■ DO THIS: Go through the records from the first line and retype each one exactly, stopping once the line with "plt.rcParams['font.family'] = ['Liberation" is done. Pictures are left out.

■ RECORDS FOR THIS EXERCISE:
= = = =
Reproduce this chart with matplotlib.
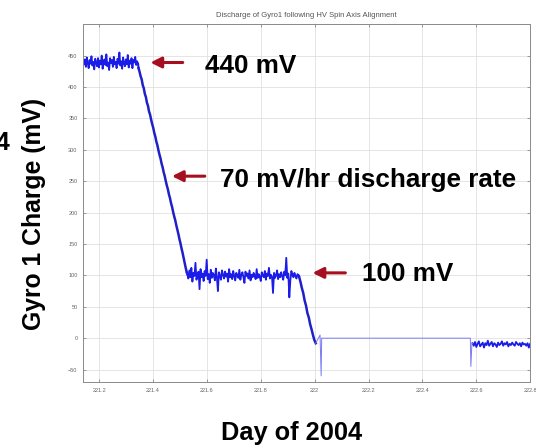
import numpy as np
from matplotlib import pyplot as plt
from matplotlib import font_manager
from matplotlib.patches import FancyArrowPatch

plt.rcParams['font.family'] = ['Liberation Sans', 'DejaVu Sans']

# bold face loaded straight from its file
bold_file = None
for f in font_manager.fontManager.ttflist:
    if f.name == 'Liberation Sans' and f.weight in (700, 'bold') and f.style == 'normal':
        bold_file = f.fname
        break
if bold_file is None:
    bold_file = font_manager.findfont(font_manager.FontProperties(family='DejaVu Sans',
                                                                  weight='bold'))


def bold(size):
    return font_manager.FontProperties(fname=bold_file, size=size)


# Gyro 1 charge (mV), sampled evenly within each segment
seg1_days = (221.14, 221.344)
seg1_mv = [441, 436, 444, 432, 447, 438, 430, 443, 437, 449, 434, 440, 428, 445, 439,
           433, 446, 431, 442, 436, 450, 429, 441, 444, 435, 452, 433, 439, 427, 446,
           438, 443, 432, 448, 436, 440, 430, 445, 437, 455, 434, 441, 429, 447, 438,
           433, 444, 436, 451, 431, 442, 437, 446, 430, 443, 439, 448, 435, 441, 437]

seg2_days = (221.346, 221.525)
seg2_mv = [430, 424, 417, 412, 403, 398, 389, 384, 375, 370, 361, 356, 348, 341, 335,
           327, 321, 313, 307, 299, 292, 286, 278, 272, 264, 258, 250, 243, 237, 229,
           223, 215, 209, 201, 194, 188, 180, 173, 166, 158, 151, 143, 136, 128, 120,
           112, 105]

seg3_days = (221.527, 221.94)
seg3_mv = [102, 95, 108, 97, 112, 90, 104, 99, 120, 93, 101, 106, 78, 110, 97, 103, 91,
           107, 99, 125, 94, 102, 88, 109, 96, 104, 100, 92, 111, 97, 75, 105, 99, 93,
           108, 101, 95, 106, 98, 103, 90, 110, 97, 102, 94, 107, 99, 92, 104, 100, 96,
           109, 93, 101, 105, 97, 88, 106, 99, 103, 95, 108, 92, 101, 97, 104, 99, 94,
           110, 96, 102, 98, 91, 105, 100, 97, 107, 93, 103, 99, 112, 95, 101, 98, 72,
           104, 96, 100, 108, 94, 102, 97, 105, 99, 93, 106, 100, 128, 96, 103, 65, 92,
           107, 101, 97, 104, 99, 95, 102, 100]

seg4_days = (221.942, 222.004)
seg4_mv = [98, 90, 80, 72, 60, 52, 40, 33, 22, 14, 5, -3, -8]

gap_days = [222.02, 222.024, 222.026, 222.578, 222.58, 222.584]
gap_mv = [5, -60, 0, 0, -45, -8]

seg5_days = (222.586, 222.8)
seg5_mv = [-8, -12, -6, -14, -9, -5, -13, -10, -7, -15, -8, -11, -4, -12, -9, -6, -13,
           -8, -10, -14, -7, -11, -9, -5, -12, -8, -10, -6, -13, -9, -11, -7, -10, -12,
           -6, -9, -11, -8, -13, -7, -10, -9, -12, -8, -15, -9]

x_ticks = [221.2, 221.4, 221.6, 221.8, 222.0, 222.2, 222.4, 222.6, 222.8]
x_labels = ['221.2', '221.4', '221.6', '221.8', '222', '222.2', '222.4', '222.6', '222.8']
y_ticks = [-50, 0, 50, 100, 150, 200, 250, 300, 350, 400, 450]

# (label, arrow head x, arrow tail x, y, text x, text y)
notes = [('440 mV', 221.39, 221.51, 439, 221.592, 433),
         ('70 mV/hr discharge rate', 221.47, 221.592, 258, 221.647, 252),
         ('100 mV', 221.992, 222.114, 104, 222.177, 102)]


def segment(days, mv):
    return np.linspace(days[0], days[1], len(mv)), np.array(mv)


fig = plt.figure(figsize=(5.36, 4.48), dpi=100)
ax = fig.add_axes([0.155, 0.147, 0.834, 0.799])

blue = '#1c1ce8'
for days, mv in [(seg1_days, seg1_mv), (seg3_days, seg3_mv), (seg5_days, seg5_mv)]:
    tt, vv = segment(days, mv)
    ax.plot(tt, vv, color=blue, lw=1.3)
for days, mv in [(seg2_days, seg2_mv), (seg4_days, seg4_mv)]:
    tt, vv = segment(days, mv)
    ax.plot(tt, vv, color='#2020c8', lw=1.8)
# joins between segments and the quiet stretch with no data
ax.plot([seg1_days[1], seg2_days[0]], [seg1_mv[-1], seg2_mv[0]], color=blue, lw=1.5)
ax.plot([seg2_days[1], seg3_days[0]], [seg2_mv[-1], seg3_mv[0]], color=blue, lw=1.5)
ax.plot([seg3_days[1], seg4_days[0]], [seg3_mv[-1], seg4_mv[0]], color=blue, lw=1.5)
ax.plot([seg4_days[1]] + gap_days + [seg5_days[0]],
        [seg4_mv[-1]] + gap_mv + [seg5_mv[0]], color='#7a7af5', lw=0.7)

ax.set_xlim(221.14, 222.8)
ax.set_ylim(-70, 500)
ax.set_xticks(x_ticks)
ax.set_xticklabels(x_labels)
ax.set_yticks(y_ticks)
ax.grid(True, color='#e0e0e0', lw=0.6)
ax.set_axisbelow(True)
ax.tick_params(direction='in', length=2.5, width=0.5, colors='#777777',
               labelsize=4, labelcolor='#666666', top=True, right=True, pad=4)
for s in ax.spines.values():
    s.set_color('#8a8a8a')
    s.set_linewidth(0.7)

ax.set_title('Discharge of Gyro1 following HV Spin Axis Alignment', fontsize=5.5,
             color='#555555', pad=5)

red = '#a50f1f'
for label, hx, tx, y, lx, ly in notes:
    ax.add_patch(FancyArrowPatch((tx, y), (hx, y), arrowstyle='-|>', mutation_scale=16,
                                 color=red, lw=2.2, shrinkA=0, shrinkB=0))
    ax.text(lx, ly, label, fontproperties=bold(18.8), va='center', ha='left')

fig.text(34 / 536, 1 - 214 / 448, 'Gyro 1 Charge (mV)', rotation=90,
         fontproperties=bold(17.8), ha='center', va='center')
fig.text(9 / 536, 1 - 143 / 448, '4', fontproperties=bold(17.8), ha='right', va='center')
fig.text(292 / 536, 1 - 433 / 448, 'Day of 2004', fontproperties=bold(18.3),
         ha='center', va='center')

fig.savefig('out.png', dpi=100)
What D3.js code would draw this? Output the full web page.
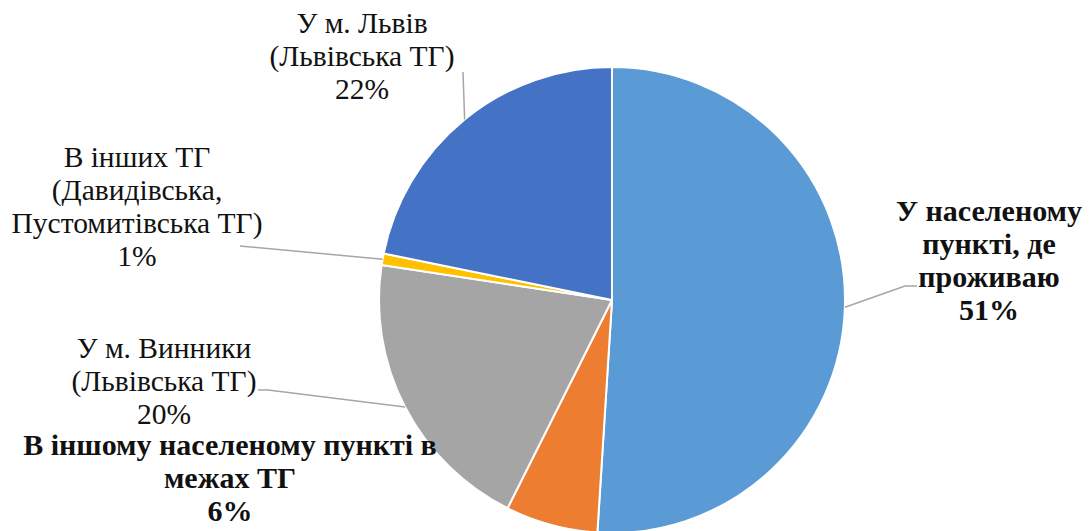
<!DOCTYPE html>
<html>
<head>
<meta charset="utf-8">
<script src="https://cdn.jsdelivr.net/npm/d3@7"></script>
<style>
  html, body { margin: 0; padding: 0; background: #fff; }
</style>
</head>
<body>
<div id="chart"></div>
<script>
// Categories (label lines) and shares, clockwise from 12 o'clock
const categories = [
  ['У населеному', 'пункті, де', 'проживаю'],
  ['В іншому населеному пункті в', 'межах ТГ'],
  ['У м. Винники', '(Львівська ТГ)'],
  ['В інших ТГ', '(Давидівська,', 'Пустомитівська ТГ)'],
  ['У м. Львів', '(Львівська ТГ)']
];
const values = [51.0, 6.4, 20.0, 0.8, 21.8];
const percentLabels = ['51%', '6%', '20%', '1%', '22%'];
const boldLabels = [true, true, false, false, false];
const colors = ['#5B9BD5', '#ED7D31', '#A5A5A5', '#FFC000', '#4472C4'];

const width = 1089;
const height = 531;
const cx = 612;
const cy = 300;
const radius = 233;

// label placement: text centre x, first baseline y, and leader end point(s)
const labelLayout = [
  { x: 989, y: 221, leader: [[905, 286], [917, 286]] },
  { x: 230, y: 455, leader: null },
  { x: 164, y: 358, leader: [[268, 390], [258, 390]] },
  { x: 137, y: 167, leader: [[240, 246]] },
  { x: 362, y: 33, leader: [[463, 72]] }
];
const lineHeight = 33;

const svg = d3
  .select('#chart')
  .append('svg')
  .attr('width', width)
  .attr('height', height);

const pie = d3.pie().sort(null).value((d) => d);
const arcs = pie(values);

const arc = d3.arc().innerRadius(0).outerRadius(radius);

const g = svg.append('g').attr('transform', `translate(${cx},${cy})`);

g.selectAll('path')
  .data(arcs)
  .enter()
  .append('path')
  .attr('d', arc)
  .attr('fill', (d, i) => colors[i])
  .attr('stroke', '#fff')
  .attr('stroke-width', 2)
  .attr('stroke-linejoin', 'round');

// leader lines from the slice edge to the label
arcs.forEach((d, i) => {
  const lay = labelLayout[i];
  if (!lay.leader) return;
  const mid = (d.startAngle + d.endAngle) / 2;
  const start = [cx + radius * Math.sin(mid), cy - radius * Math.cos(mid)];
  svg
    .append('path')
    .attr('d', d3.line()([start].concat(lay.leader)))
    .attr('fill', 'none')
    .attr('stroke', '#A6A6A6')
    .attr('stroke-width', 1.5);
});

// data labels, one text element per line
arcs.forEach((d, i) => {
  const lay = labelLayout[i];
  const lines = categories[i].concat([percentLabels[i]]);
  lines.forEach((line, k) => {
    svg
      .append('text')
      .attr('x', lay.x)
      .attr('y', lay.y + k * lineHeight)
      .attr('text-anchor', 'middle')
      .attr('font-family', "'Liberation Serif', monospace")
      .attr('font-size', boldLabels[i] ? 30 : 29.5)
      .attr('font-weight', boldLabels[i] ? 'bold' : 'normal')
      .attr('fill', '#111')
      .text(line);
  });
});
</script>
</body>
</html>
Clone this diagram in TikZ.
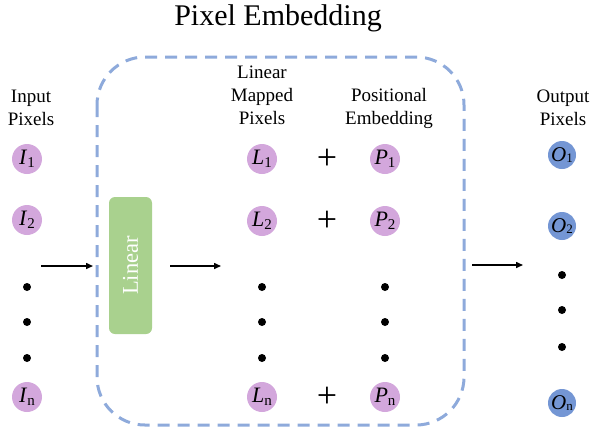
\documentclass[tikz,border=0pt]{standalone}
\usepackage{fontspec}
\setmainfont{Liberation Serif}
\usetikzlibrary{arrows.meta}
\definecolor{pinkc}{HTML}{D3A7DC}
\definecolor{bluec}{HTML}{7496D4}
\definecolor{greenc}{HTML}{A9D18E}
\definecolor{dashc}{HTML}{8EAADB}
\tikzset{
  pix/.style={circle, fill=pinkc, minimum size=30pt, inner sep=0pt, font=\fontsize{22}{22}\selectfont},
  opix/.style={circle, fill=bluec, minimum size=28pt, inner sep=0pt, font=\fontsize{21}{21}\selectfont},
  dotn/.style={circle, fill=black, minimum size=8pt, inner sep=0pt},
  lbl/.style={align=center, font=\fontsize{19}{23}\selectfont},
  plusn/.style={font=\fontsize{36}{36}\selectfont, inner sep=0pt},
  arr/.style={-{Triangle[length=7pt,width=6pt]}, line width=1.5pt},
}
\newcommand{\lab}[2]{\textit{#1}\raisebox{-0.35ex}{\fontsize{15}{15}\selectfont #2}}
\newcommand{\olab}[2]{\textit{#1}\raisebox{-0.1ex}{\fontsize{13}{13}\selectfont #2}}
\begin{document}
\begin{tikzpicture}[x=1pt,y=-1pt]
\useasboundingbox (0,0) rectangle (593,429);
% title
\node[font=\fontsize{30}{30}\selectfont] (title) at (278,18) {Pixel Embedding};
% dashed box
\draw[dashc, line width=3pt, dash pattern=on 12pt off 8pt, rounded corners=48pt] (97,57) rectangle (464,425);
% labels
\node[lbl] (inlbl) at (31,108) {Input\\Pixels};
\node[lbl] (lmlbl) at (262,95) {Linear\\Mapped\\Pixels};
\node[lbl] (pelbl) at (389,108) {Positional\\Embedding};
\node[lbl] (outlbl) at (563,108) {Output\\Pixels};
% input column
\node[pix] (I1) at (27,159) {\lab{I}{1}};
\node[pix] (I2) at (27,220) {\lab{I}{2}};
\node[dotn] (id1) at (27,287) {};
\node[dotn] (id2) at (27,322) {};
\node[dotn] (id3) at (27,358) {};
\node[pix] (In) at (27,397) {\lab{I}{n}};
% linear box
\node[draw=none, fill=greenc, rounded corners=6pt, minimum width=43pt, minimum height=137pt, inner sep=0pt] (lin) at (130.5,265.5) {};
\node[rotate=90, text=white, font=\fontsize{22.5}{22.5}\selectfont] (lintxt) at (lin.center) {Linear};
% L column
\node[pix] (L1) at (262,159) {\lab{L}{1}};
\node[pix] (L2) at (262,221) {\lab{L}{2}};
\node[dotn] (ld1) at (262,287) {};
\node[dotn] (ld2) at (262,322) {};
\node[dotn] (ld3) at (262,358) {};
\node[pix] (Ln) at (262,397) {\lab{L}{n}};
% plus
\node[plusn] (p1) at (327,159) {+};
\node[plusn] (p2) at (327,221) {+};
\node[plusn] (pn) at (327,397) {+};
% P column
\node[pix] (P1) at (385,159) {\lab{P}{1}};
\node[pix] (P2) at (385,221) {\lab{P}{2}};
\node[dotn] (pd1) at (385,287) {};
\node[dotn] (pd2) at (385,322) {};
\node[dotn] (pd3) at (385,358) {};
\node[pix] (Pn) at (385,397) {\lab{P}{n}};
% output column
\node[opix] (O1) at (562,155) {\olab{O}{1}};
\node[opix] (O2) at (562,226) {\olab{O}{2}};
\node[dotn] (od1) at (562,275) {};
\node[dotn] (od2) at (562,310) {};
\node[dotn] (od3) at (562,347) {};
\node[opix] (On) at (562,403) {\olab{O}{n}};
% arrows
\coordinate (a1s) at (41,266);
\coordinate (a1e) at (93,266);
\coordinate (a2s) at (170,266);
\coordinate (a2e) at (221,266);
\coordinate (a3s) at (472,265);
\coordinate (a3e) at (523,265);
\draw[arr] (a1s) -- (a1e);
\draw[arr] (a2s) -- (a2e);
\draw[arr] (a3s) -- (a3e);
\end{tikzpicture}
\end{document}
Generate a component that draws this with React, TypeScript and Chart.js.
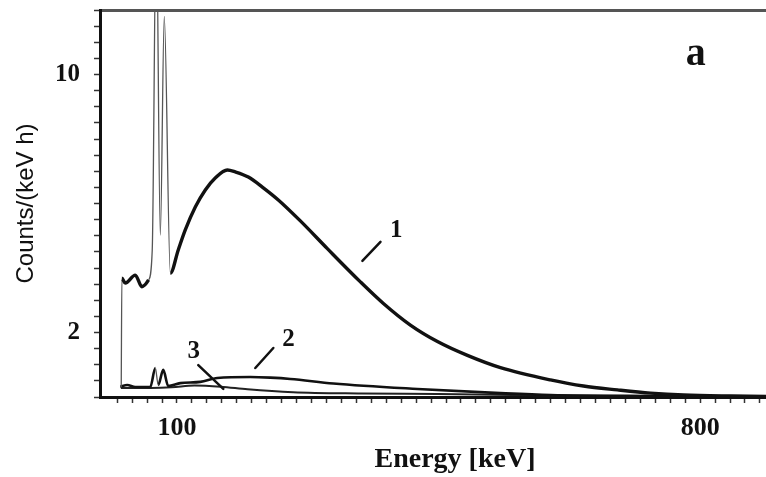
import React, { useEffect, useRef } from "react";
import { Chart, registerables } from "chart.js";

Chart.register(...registerables);

// ---- data (energy in keV, counts in 1/(keV h)) ----
const energy1 = [25.4, 26.3, 30.8, 44.2, 53.1, 62.0, 66.9, 72.3, 77.7, 83.0, 91.1, 101.7, 111.1, 124.5, 137.9, 151.2, 167.4, 178.0, 195.5, 214.2, 235.6, 265.1, 301.2, 345.4, 376.2, 412.3, 448.5, 488.6, 532.8, 599.7, 643.9, 689.4, 733.6, 777.8, 840.8, 888.9, 947];
const counts1 = [0.30, 3.68, 3.53, 3.78, 3.42, 3.63, 4.56, 15.0, 5.02, 11.8, 3.84, 4.56, 5.18, 5.89, 6.42, 6.79, 7.04, 6.98, 6.82, 6.51, 6.11, 5.46, 4.60, 3.57, 2.90, 2.23, 1.72, 1.29, 0.91, 0.53, 0.34, 0.22, 0.12, 0.06, 0.03, 0.02, 0.02];

const energy2 = [24.1, 33.4, 44.2, 64.3, 71.0, 74.9, 81.6, 88.3, 104.4, 131.2, 154.0, 198.1, 224.9, 251.7, 309.2, 421.7, 532.8, 599.8, 733.6, 888.9, 947];
const counts2 = [0.32, 0.37, 0.31, 0.31, 0.90, 0.37, 0.84, 0.34, 0.43, 0.47, 0.59, 0.62, 0.60, 0.56, 0.42, 0.25, 0.12, 0.06, 0.03, 0.02, 0.02];

const energy3 = [24.9, 44.2, 64.5, 92.9, 123.3, 158.9, 194.4, 255.3, 346.6, 448.1, 549.6, 701.7, 947];
const counts3 = [0.28, 0.28, 0.28, 0.30, 0.36, 0.32, 0.24, 0.15, 0.11, 0.09, 0.06, 0.03, 0.02];

const xTickLabels = [100, 800];
const yTickLabels = [2, 10];

// curve labels with pointer lines (data coordinates)
const curveLabels = ["1", "2", "3"];
const labelE = [393.3, 249.2, 122.3];
const labelC = [5.15, 1.77, 1.40];
const arrowE0 = [348.1, 204.8, 128.5];
const arrowC0 = [4.22, 0.90, 0.99];
const arrowE1 = [372.3, 228.9, 162.0];
const arrowC1 = [4.81, 1.52, 0.25];

const panelLabel = "a";
const panelE = [794.1];
const panelC = [10.6];

const toPoints = (xs: number[], ys: number[]) => xs.map((x, i) => ({ x, y: ys[i] }));

const steepSegment = (thick: number, thin: number) => ({
  borderWidth: (ctx: any) => {
    const dx = Math.abs(ctx.p1.x - ctx.p0.x);
    const dy = Math.abs(ctx.p1.y - ctx.p0.y);
    return dy > 4 * dx ? thin : thick;
  },
  borderColor: (ctx: any) => {
    const dx = Math.abs(ctx.p1.x - ctx.p0.x);
    const dy = Math.abs(ctx.p1.y - ctx.p0.y);
    return dy > 4 * dx ? "#555" : "#111";
  },
});

const annotate = {
  id: "annotate",
  afterDatasetsDraw(chart: any) {
    const { ctx, scales } = chart;
    const x = scales.x;
    const y = scales.y;
    ctx.save();
    ctx.strokeStyle = "#111";
    ctx.lineWidth = 2.5;
    ctx.lineCap = "round";
    for (let i = 0; i < curveLabels.length; i++) {
      ctx.beginPath();
      ctx.moveTo(x.getPixelForValue(arrowE0[i]), y.getPixelForValue(arrowC0[i]));
      ctx.lineTo(x.getPixelForValue(arrowE1[i]), y.getPixelForValue(arrowC1[i]));
      ctx.stroke();
    }
    ctx.fillStyle = "#111";
    ctx.textAlign = "center";
    ctx.textBaseline = "middle";
    ctx.font = 'bold 25px "Liberation Serif"';
    for (let i = 0; i < curveLabels.length; i++) {
      ctx.fillText(curveLabels[i], x.getPixelForValue(labelE[i]), y.getPixelForValue(labelC[i]));
    }
    ctx.font = 'bold 40px "Liberation Serif"';
    ctx.fillText(panelLabel, x.getPixelForValue(panelE[0]), y.getPixelForValue(panelC[0]));
    ctx.restore();
  },
};

const serif = '"Liberation Serif", "DejaVu Serif", serif';

export default function App() {
  const ref = useRef<HTMLCanvasElement | null>(null);
  useEffect(() => {
    if (!ref.current) return;
    const chart = new Chart(ref.current, {
      type: "line",
      data: {
        datasets: [
          {
            data: toPoints(energy1, counts1),
            borderColor: "#111",
            borderWidth: 3.4,
            pointRadius: 0,
            cubicInterpolationMode: "monotone",
            segment: steepSegment(3.4, 1.3),
          },
          {
            data: toPoints(energy2, counts2),
            borderColor: "#111",
            borderWidth: 2.6,
            pointRadius: 0,
            cubicInterpolationMode: "monotone",
            segment: steepSegment(2.6, 1.3),
          },
          {
            data: toPoints(energy3, counts3),
            borderColor: "#222",
            borderWidth: 2,
            pointRadius: 0,
            cubicInterpolationMode: "monotone",
          },
        ],
      },
      options: {
        responsive: false,
        animation: false,
        events: [],
        plugins: { legend: { display: false }, tooltip: { enabled: false } },
        layout: { padding: 0 },
        scales: {
          x: {
            type: "linear",
            position: "bottom",
            min: -3,
            max: 947,
            afterBuildTicks: (s: any) => {
              s.ticks = s.ticks.filter((t: any) => Math.abs(t.value / 20 - Math.round(t.value / 20)) < 1e-6);
            },
            afterFit: (s: any) => {
              s.height = 80;
              s.paddingLeft = 0;
              s.paddingRight = 0;
            },
            ticks: {
              stepSize: 20,
              autoSkip: false,
              maxRotation: 0,
              minRotation: 0,
              padding: 10,
              color: "#111",
              font: { family: serif, size: 26, weight: "bold" },
              callback: (v: any) => (xTickLabels.some((t) => Math.abs(t - v) < 1e-6) ? String(v) : ""),
            },
            grid: { drawOnChartArea: false, drawTicks: true, tickLength: 6, tickColor: "#333", tickWidth: 1.5 },
            border: { display: true, color: "#111", width: 3 },
            title: {
              display: true,
              text: "Energy [keV]",
              color: "#111",
              font: { family: serif, size: 28, weight: "bold", lineHeight: 1.2 },
              padding: { top: 0, bottom: 0 },
            },
          },
          x2: {
            type: "linear",
            position: "top",
            min: 0,
            max: 1,
            display: true,
            afterFit: (s: any) => {
              s.height = 10;
              s.paddingLeft = 0;
              s.paddingRight = 0;
            },
            grid: { display: false, drawTicks: false, tickLength: 0 },
            ticks: { display: false },
            border: { display: true, color: "#555", width: 3 },
          },
          y: {
            type: "linear",
            position: "left",
            min: 0,
            max: 12,
            afterFit: (s: any) => {
              s.width = 100;
              s.paddingTop = 0;
              s.paddingBottom = 0;
            },
            ticks: {
              stepSize: 0.5,
              autoSkip: false,
              padding: 14,
              color: "#111",
              font: { family: serif, size: 25, weight: "bold" },
              callback: (v: any) => (yTickLabels.some((t) => Math.abs(t - v) < 1e-6) ? String(v) : ""),
            },
            grid: { drawOnChartArea: false, drawTicks: true, tickLength: 6, tickColor: "#333", tickWidth: 1.5 },
            border: { display: true, color: "#111", width: 3 },
            title: {
              display: true,
              text: "Counts/(keV h)",
              color: "#111",
              font: { family: '"Liberation Sans", Arial, sans-serif', size: 24, weight: "normal", lineHeight: 1.2 },
              padding: { top: 12, bottom: 0 },
            },
          },
        },
      } as any,
      plugins: [annotate],
    });
    return () => chart.destroy();
  }, []);

  return (
    <div
      style={{
        position: "fixed",
        left: 0,
        top: 0,
        width: 766,
        height: 477,
        overflow: "hidden",
        background: "#fff",
      }}
    >
      <canvas ref={ref} width={810} height={477} style={{ display: "block" }} />
    </div>
  );
}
= = = =
■ RESPONSE TO THE EXERCISE:
Reproduce this chart with matplotlib.
import numpy as np
from matplotlib import pyplot as plt
from matplotlib import font_manager
from matplotlib.patches import FancyArrowPatch

plt.rcParams['font.family'] = ['Liberation Sans', 'DejaVu Sans']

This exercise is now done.